2. Hybrid Work Is Permanent

Hybrid is the new normal. Your tools now prove work is happening. Tickets moving. Docs updated. Projects closing.

Pick tools that keep your team visible without endless check-ins. Learn to show presence in tools rather than spamming Slack. Centralized documentation and consistent team processes—like those highlighted in Why Servant Leadership Is the Only Kind That Actually Works—are key.

3. Tool Overload → Consolidation

Too many tools = wasted brainpower.
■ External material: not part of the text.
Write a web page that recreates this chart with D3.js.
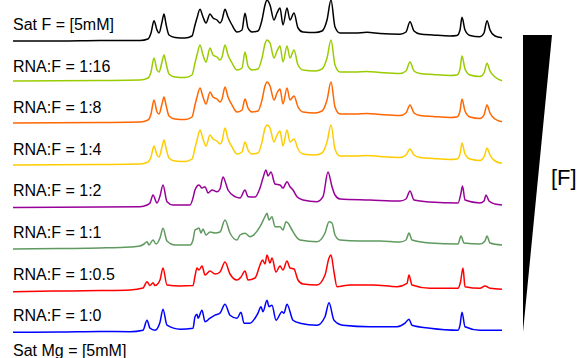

The smartest teams in 2025 aren’t adding shiny new “AI productivity apps.” They’re consolidating.

For dev-heavy teams: Jira + Confluence.
Cross-functional teams: Asana.
Small hustles: Trello.

This aligns with the Buffett-inspired approach in Warren Buffett Recession Strategies: focus on high-ROI tools, cut the noise, and master what you have. Sometimes the best growth move is removing apps, not adding them.

So, Which One Should You Bet On?

  • Founder at idea stage → Trello or Asana. Keep it light.

  • Past product-market fit → Jira + Confluence. Heavy, but worth it.

  • Career pivoters → Jira to get hired, Asana to stay adaptable.

AI won’t choose for you. The winners in 2025 are the ones who pick a stack, learn it deeply, and resist the urge to bolt on every shiny new app.

📚Further Reading

  1. Atlassian State of Teams 2025 – insights into hybrid and engineering team PM tool usage.

  2. Why Servant Leadership Is the Only Kind That Actually Works – centralized knowledge and leadership in hybrid teams.

  3. SEO That Won’t Drain Your Runway – practical tips for solo hustlers and small teams.

  4. Warren Buffett Recession Strategies – focus and efficiency under constraints.

  5. Capterra Project Management Guide 2025 – tool popularity and use-cases for 2025 teams.

TL;DR

  • Trello and Asana → quick wins for early-stage founders and small teams.

  • Jira + Confluence → the serious stack once you start scaling.

  • Career pivoters → learn Jira to get hired, Asana to stay flexible.

  • AI is everywhere in 2025 but it doesn’t replace PM tools—it just accelerates the disciplined and exposes the messy.

  • Stop collecting apps. Pick a stack and get good at it.